[BEGIN Provided data]

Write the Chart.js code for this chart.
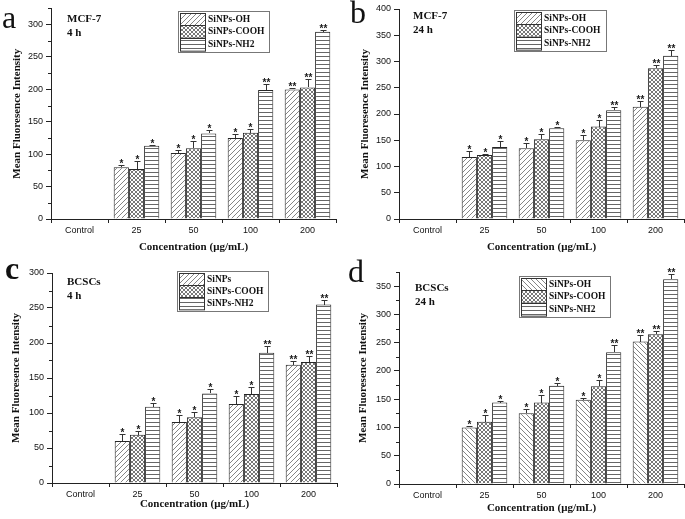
<!DOCTYPE html>
<html>
<head>
<meta charset="utf-8">
<script src="https://cdn.jsdelivr.net/npm/chart.js@4.4.0/dist/chart.umd.min.js"></script>
<style>
  body { margin: 0; background: #fff; }
  #wrap { position: relative; width: 685px; height: 519px; overflow: hidden; }
  canvas { position: absolute; }
</style>
</head>
<body>
<div id="wrap">
  <canvas id="panel_a" width="342" height="259" style="left:0;top:0"></canvas>
  <canvas id="panel_b" width="345" height="259" style="left:340px;top:0"></canvas>
  <canvas id="panel_c" width="342" height="261" style="left:0;top:258px"></canvas>
  <canvas id="panel_d" width="345" height="261" style="left:340px;top:258px"></canvas>
</div>
<script>

// ---- data ----

const categories = ['Control', '25', '50', '100', '200'];
const seriesNames = ['SiNPs-OH', 'SiNPs-COOH', 'SiNPs-NH2'];
const seriesNamesC = ['SiNPs', 'SiNPs-COOH', 'SiNPs-NH2'];   // panel c legend says "SiNPs"

// significance marks (same in every panel)
const sigOH   = ['', '*', '*', '*', '**'];
const sigCOOH = ['', '*', '*', '*', '**'];
const sigNH2  = ['', '*', '*', '**', '**'];

// a: MCF-7, 4 h
const aOH      = [null, 80, 102, 125, 200];
const aCOOH    = [null, 77, 109, 133, 203];
const aNH2     = [null, 113, 132, 199, 289];
const aOHErr   = [null, 4, 4, 6, 2];
const aCOOHErr = [null, 13, 11, 6, 13];
const aNH2Err  = [null, 1, 6, 10, 3];

// b: MCF-7, 24 h
const bOH      = [null, 118, 135, 150, 214];
const bCOOH    = [null, 122, 152, 176, 287];
const bNH2     = [null, 137, 173, 207, 311];
const bOHErr   = [null, 11, 10, 10, 10];
const bCOOHErr = [null, 2, 10, 12, 6];
const bNH2Err  = [null, 11, 2, 6, 10];

// c: BCSCs, 4 h
const cOH      = [null, 60, 87, 113, 169];
const cCOOH    = [null, 69, 94, 127, 173];
const cNH2     = [null, 109, 128, 186, 255];
const cOHErr   = [null, 10, 10, 12, 5];
const cCOOHErr = [null, 5, 7, 10, 9];
const cNH2Err  = [null, 6, 6, 10, 7];

// d: BCSCs, 24 h
const dOH      = [null, 100, 125, 149, 252];
const dCOOH    = [null, 110, 144, 173, 265];
const dNH2     = [null, 144, 174, 233, 362];
const dOHErr   = [null, 3, 7, 4, 11];
const dCOOHErr = [null, 12, 13, 11, 6];
const dNH2Err  = [null, 2, 4, 12, 9];


// ---- hatch patterns ----

function makePattern(kind) {
    var c = document.createElement('canvas');
    var s = kind === 'cross' ? 4 : 5;
    c.width = s; c.height = s;
    var g = c.getContext('2d');
    g.fillStyle = '#fff';
    g.fillRect(0, 0, s, s);
    g.strokeStyle = kind === 'cross' ? '#555' : '#666';
    g.lineWidth = 0.8;
    g.beginPath();
    if (kind === 'slash' || kind === 'cross') {
        g.moveTo(-1, s + 1); g.lineTo(s + 1, -1);
        g.moveTo(-1, 1); g.lineTo(1, -1);
        g.moveTo(s - 1, s + 1); g.lineTo(s + 1, s - 1);
    }
    if (kind === 'back' || kind === 'cross') {
        g.moveTo(-1, -1); g.lineTo(s + 1, s + 1);
        g.moveTo(s - 1, -1); g.lineTo(s + 1, 1);
        g.moveTo(-1, s - 1); g.lineTo(1, s + 1);
    }
    g.stroke();
    if (kind === 'horiz') {
        c.width = 4; c.height = 4;
        g.fillStyle = '#fff';
        g.fillRect(0, 0, 4, 4);
        g.fillStyle = '#666';
        g.fillRect(0, 0, 4, 1);
    }
    return document.createElement('canvas').getContext('2d').createPattern(c, 'repeat');
}


// ---- one panel ----

function makePanel(id, p) {
    var fills = [makePattern(p.ohHatch), makePattern('cross'), makePattern('horiz')];
    var sigs = [sigOH, sigCOOH, sigNH2];

    var datasets = p.series.map(function (vals, i) {
        return {
            label: p.names[i],
            data: vals,
            err: p.errs[i],
            sig: sigs[i],
            backgroundColor: fills[i],
            borderColor: '#262626',
            borderWidth: 1,
            barPercentage: 1.0,
            categoryPercentage: 0.8,
        };
    });

    var decor = {
        id: 'decor',
        afterDatasetsDraw: function (chart) {
            var ctx = chart.ctx;
            var y = chart.scales.y;
            ctx.save();

            // short minor ticks on the y axis (major ones come from the grid)
            ctx.strokeStyle = '#222';
            ctx.lineWidth = 1;
            ctx.beginPath();
            y.ticks.forEach(function (t) {
                if (t.value % 50 === 0) return;
                var py = Math.round(y.getPixelForValue(t.value)) + 0.5;
                ctx.moveTo(chart.chartArea.left - 3, py);
                ctx.lineTo(chart.chartArea.left, py);
            });
            ctx.stroke();

            ctx.font = 'bold 10px "Liberation Sans", Arial, sans-serif';
            ctx.textAlign = 'center';
            ctx.textBaseline = 'alphabetic';
            chart.data.datasets.forEach(function (ds, i) {
                var meta = chart.getDatasetMeta(i);
                meta.data.forEach(function (bar, j) {
                    if (ds.data[j] == null) return;
                    var x = Math.round(bar.x) + 0.5;
                    var top = Math.round(y.getPixelForValue(ds.data[j] + ds.err[j])) + 0.5;
                    ctx.strokeStyle = '#333';
                    ctx.lineWidth = 1;
                    ctx.beginPath();
                    ctx.moveTo(x, Math.round(bar.y));
                    ctx.lineTo(x, top);
                    ctx.moveTo(x - 3, top);
                    ctx.lineTo(x + 3, top);
                    ctx.stroke();
                    ctx.fillStyle = '#1a1a1a';
                    ctx.fillText(ds.sig[j], x, top + 1);
                });
            });
            ctx.restore();
        },
        afterDraw: function (chart) {
            var ctx = chart.ctx;
            var L = p.legend;
            var rowH = L.h / 3;
            ctx.save();

            // legend box
            ctx.strokeStyle = '#777';
            ctx.lineWidth = 1;
            ctx.strokeRect(L.x + 0.5, L.y + 0.5, L.w, L.h);
            chart.data.datasets.forEach(function (ds, i) {
                var ry = Math.round(L.y + 2 + i * (rowH - 1.3));
                ctx.fillStyle = ds.backgroundColor;
                ctx.fillRect(L.x + 2, ry, 25, rowH - 1);
                ctx.strokeStyle = '#333';
                ctx.strokeRect(L.x + 2.5, ry + 0.5, 25, rowH - 1);
                ctx.fillStyle = '#111';
                ctx.font = 'bold 9.5px "Liberation Serif", "Times New Roman", serif';
                ctx.textAlign = 'left';
                ctx.textBaseline = 'middle';
                ctx.fillText(ds.label, L.x + 30, ry + rowH / 2);
            });

            // cell line and time
            ctx.font = 'bold 11px "Liberation Serif", "Times New Roman", serif';
            ctx.textBaseline = 'middle';
            ctx.fillText(p.note[0], p.noteX, p.noteY);
            ctx.fillText(p.note[1], p.noteX, p.noteY + 14);

            // panel letter
            ctx.font = (p.letterBold ? 'bold ' : '') + '32px "Liberation Serif", "Times New Roman", serif';
            ctx.textBaseline = 'alphabetic';
            ctx.fillText(p.letter, p.letterX, p.letterY);
            ctx.restore();
        }
    };

    return new Chart(document.getElementById(id), {
        type: 'bar',
        data: { labels: categories, datasets: datasets },
        plugins: [decor],
        options: {
            responsive: false,
            animation: false,
            layout: { padding: { top: p.top, right: p.right, left: 0, bottom: 0 } },
            plugins: {
                legend: { display: false },
                tooltip: { enabled: false },
            },
            scales: {
                x: {
                    offset: true,
                    grid: { offset: true, drawOnChartArea: false, tickLength: 4, color: '#222' },
                    border: { color: '#222', width: 1 },
                    ticks: {
                        color: '#111', padding: 2,
                        font: { family: '"Liberation Sans", Arial, sans-serif', size: 9 },
                    },
                    title: {
                        display: true,
                        text: 'Concentration (μg/mL)',
                        color: '#111',
                        padding: { top: 0, bottom: p.xTitlePad },
                        font: { family: '"Liberation Serif", "Times New Roman", serif', size: 11, weight: 'bold' },
                    },
                    afterFit: function (scale) { scale.height = p.xH; },
                },
                y: {
                    min: 0,
                    max: p.max,
                    grid: {
                        drawOnChartArea: false, tickLength: 5, color: '#222',
                        tickColor: function (c) { return c.tick && c.tick.value % 50 === 0 ? '#222' : 'rgba(0,0,0,0)'; },
                    },
                    border: { color: '#222', width: 1 },
                    ticks: {
                        stepSize: 25,
                        color: '#111',
                        padding: 3,
                        font: { family: '"Liberation Sans", Arial, sans-serif', size: 9 },
                        callback: function (v) { return v % 50 === 0 ? v : ''; },
                    },
                    title: {
                        display: true,
                        text: 'Mean Fluoresence Intensity',
                        color: '#111',
                        padding: { top: p.yTitlePad, bottom: 0 },
                        font: { family: '"Liberation Serif", "Times New Roman", serif', size: 11, weight: 'bold' },
                    },
                    afterFit: function (scale) { scale.width = p.yW; },
                },
            },
        },
    });
}


makePanel('panel_a', {
    series: [aOH, aCOOH, aNH2], errs: [aOHErr, aCOOHErr, aNH2Err],
    names: seriesNames, ohHatch: 'slash', max: 325,
    top: 8, right: 6, yW: 51, xH: 40, yTitlePad: 11, xTitlePad: 5,
    legend: { x: 178, y: 11, w: 91, h: 41 },
    note: ['MCF-7', '4 h'], noteX: 67, noteY: 19,
    letter: 'a', letterX: 2, letterY: 28, letterBold: false,
});

makePanel('panel_b', {
    series: [bOH, bCOOH, bNH2], errs: [bOHErr, bCOOHErr, bNH2Err],
    names: seriesNames, ohHatch: 'slash', max: 400,
    top: 9, right: 1, yW: 59, xH: 40, yTitlePad: 19, xTitlePad: 5,
    legend: { x: 174, y: 10, w: 92, h: 41 },
    note: ['MCF-7', '24 h'], noteX: 73, noteY: 16,
    letter: 'b', letterX: 10, letterY: 23, letterBold: false,
});

makePanel('panel_c', {
    series: [cOH, cCOOH, cNH2], errs: [cOHErr, cCOOHErr, cNH2Err],
    names: seriesNamesC, ohHatch: 'slash', max: 300,
    top: 15, right: 5, yW: 52, xH: 36, yTitlePad: 10, xTitlePad: 8,
    legend: { x: 177, y: 13, w: 91, h: 40 },
    note: ['BCSCs', '4 h'], noteX: 67, noteY: 24,
    letter: 'c', letterX: 5, letterY: 21, letterBold: true,
});

makePanel('panel_d', {
    series: [dOH, dCOOH, dNH2], errs: [dOHErr, dCOOHErr, dNH2Err],
    names: seriesNames, ohHatch: 'back', max: 375,
    top: 14, right: 1, yW: 59, xH: 35, yTitlePad: 17, xTitlePad: 4,
    legend: { x: 179, y: 18, w: 91, h: 41 },
    note: ['BCSCs', '24 h'], noteX: 75, noteY: 30,
    letter: 'd', letterX: 8, letterY: 24, letterBold: false,
});

</script>
</body>
</html>
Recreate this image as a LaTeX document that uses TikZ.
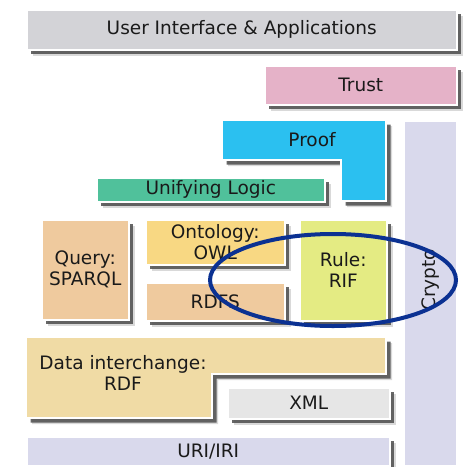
\documentclass[tikz,border=0pt]{standalone}
\usepackage{fontspec}
\setmainfont{DejaVu Sans}
\usetikzlibrary{shadows}
\definecolor{cui}{HTML}{D3D3D7}
\definecolor{ctrust}{HTML}{E5B2C8}
\definecolor{cproof}{HTML}{2BC0F0}
\definecolor{ccrypto}{HTML}{D9D9EC}
\definecolor{clogic}{HTML}{50C19B}
\definecolor{cquery}{HTML}{EFCA9E}
\definecolor{cowl}{HTML}{F8D883}
\definecolor{crif}{HTML}{E4EB83}
\definecolor{crdf}{HTML}{F0DBA5}
\definecolor{cxml}{HTML}{E6E6E6}
\definecolor{cell}{HTML}{0B3192}
\definecolor{ctext}{HTML}{1A1A1A}
\tikzset{
  layer/.style={draw=white, line width=1.5pt,
    drop shadow={shadow xshift=6pt, shadow yshift=-6pt, fill=black!50, opacity=0.3},
    drop shadow={shadow xshift=4.5pt, shadow yshift=-4.5pt, fill=black!70, opacity=0.85}},
  boxnode/.style={layer, anchor=north west, inner sep=0pt, align=center,
    text=ctext, font=\fontsize{18.5}{21}\selectfont},
  lbl/.style={text=ctext, align=center, inner sep=0pt, font=\fontsize{18.5}{21}\selectfont},
}
\begin{document}
\begin{tikzpicture}[x=1pt, y=-1pt]
\useasboundingbox (0,0) rectangle (465,467);
% crypto (no shadow)
\node[draw=white, line width=1.5pt, fill=ccrypto, anchor=north west, minimum width=53pt, minimum height=345pt, inner sep=0pt] (crypto) at (403,120) {};
\node[lbl, rotate=90] (cryptot) at (431,280) {Crypto};
% top
\node[boxnode, fill=cui, minimum width=430pt, minimum height=40pt] (ui) at (26,9) {User Interface \& Applications};
\node[boxnode, fill=ctrust, minimum width=192pt, minimum height=39pt] (trust) at (264,65) {Trust};
% proof L-shape
\path[layer, fill=cproof] (222,120) -- (386,120) -- (386,201) -- (341,201) -- (341,160) -- (222,160) -- cycle;
\node[lbl] (proof) at (312,140) {Proof};
\node[boxnode, fill=clogic, minimum width=228pt, minimum height=24pt] (logic) at (96,177) {Unifying Logic};
% middle
\node[boxnode, fill=cquery, minimum width=87pt, minimum height=100pt] (query) at (41,219) {Query:\\SPARQL};
\node[boxnode, fill=cowl, minimum width=139pt, minimum height=45pt] (owl) at (145,219) {Ontology:\\OWL};
\node[boxnode, fill=cquery, minimum width=139pt, minimum height=38pt] (rdfs) at (145,282) {RDFS};
\node[boxnode, fill=crif, minimum width=87pt, minimum height=101pt] (rif) at (299,219) {Rule:\\RIF};
% data interchange L-shape
\path[layer, fill=crdf] (26,337) -- (386,337) -- (386,374) -- (212,374) -- (212,418) -- (26,418) -- cycle;
\node[lbl] (rdf) at (123,373) {Data interchange:\\RDF};
\node[boxnode, fill=cxml, minimum width=162pt, minimum height=31pt] (xml) at (227,387) {XML};
\node[boxnode, fill=ccrypto, minimum width=363pt, minimum height=29pt] (uri) at (26,436) {URI/IRI};
% ellipse highlight
\draw[cell, line width=4pt] (333,280) ellipse [x radius=123, y radius=46];
\end{tikzpicture}
\end{document}
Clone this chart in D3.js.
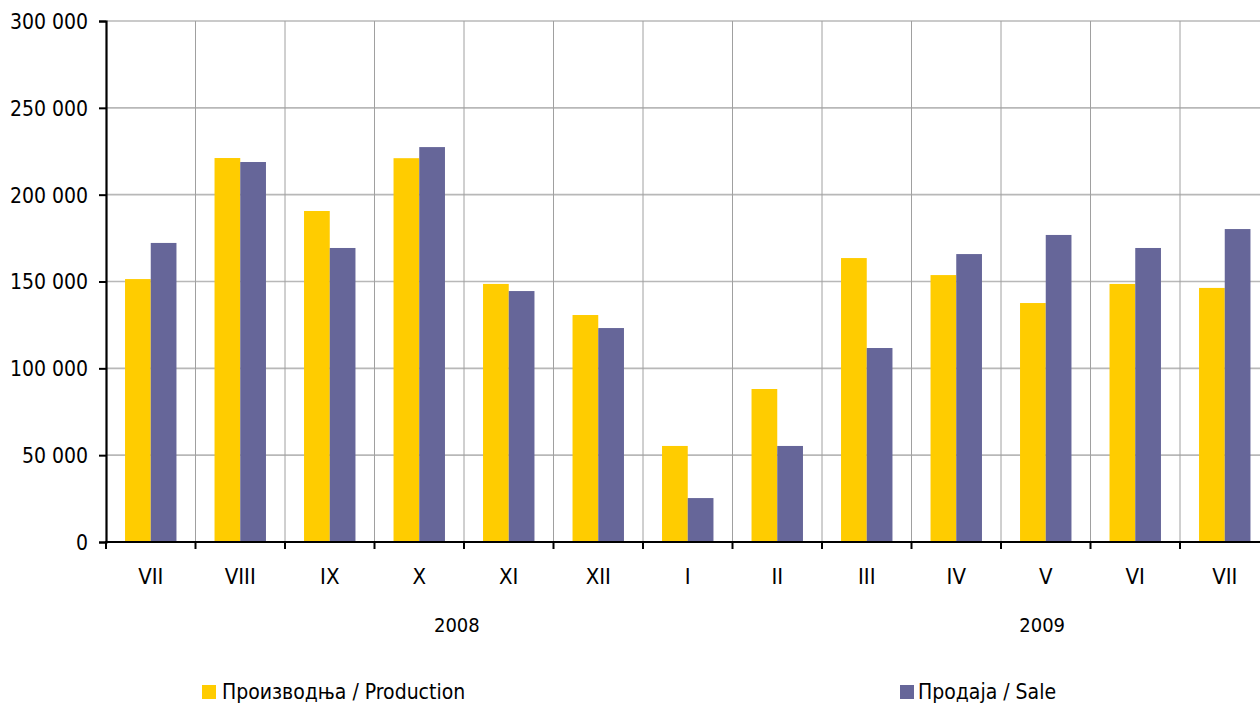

[END Provided data]

= Task description =
Can the lines from the start of the records through the line with "1, 6, 10, 3];" be given again exactly, with the pictures left out?

= Answer to the task =
Write the Chart.js code for this chart.
<!DOCTYPE html>
<html>
<head>
<meta charset="utf-8">
<script src="https://cdn.jsdelivr.net/npm/chart.js@4.4.0/dist/chart.umd.min.js"></script>
<style>
  body { margin: 0; background: #fff; }
  #wrap { position: relative; width: 685px; height: 519px; overflow: hidden; }
  canvas { position: absolute; }
</style>
</head>
<body>
<div id="wrap">
  <canvas id="panel_a" width="342" height="259" style="left:0;top:0"></canvas>
  <canvas id="panel_b" width="345" height="259" style="left:340px;top:0"></canvas>
  <canvas id="panel_c" width="342" height="261" style="left:0;top:258px"></canvas>
  <canvas id="panel_d" width="345" height="261" style="left:340px;top:258px"></canvas>
</div>
<script>

// ---- data ----

const categories = ['Control', '25', '50', '100', '200'];
const seriesNames = ['SiNPs-OH', 'SiNPs-COOH', 'SiNPs-NH2'];
const seriesNamesC = ['SiNPs', 'SiNPs-COOH', 'SiNPs-NH2'];   // panel c legend says "SiNPs"

// significance marks (same in every panel)
const sigOH   = ['', '*', '*', '*', '**'];
const sigCOOH = ['', '*', '*', '*', '**'];
const sigNH2  = ['', '*', '*', '**', '**'];

// a: MCF-7, 4 h
const aOH      = [null, 80, 102, 125, 200];
const aCOOH    = [null, 77, 109, 133, 203];
const aNH2     = [null, 113, 132, 199, 289];
const aOHErr   = [null, 4, 4, 6, 2];
const aCOOHErr = [null, 13, 11, 6, 13];
const aNH2Err  = [null, 1, 6, 10, 3];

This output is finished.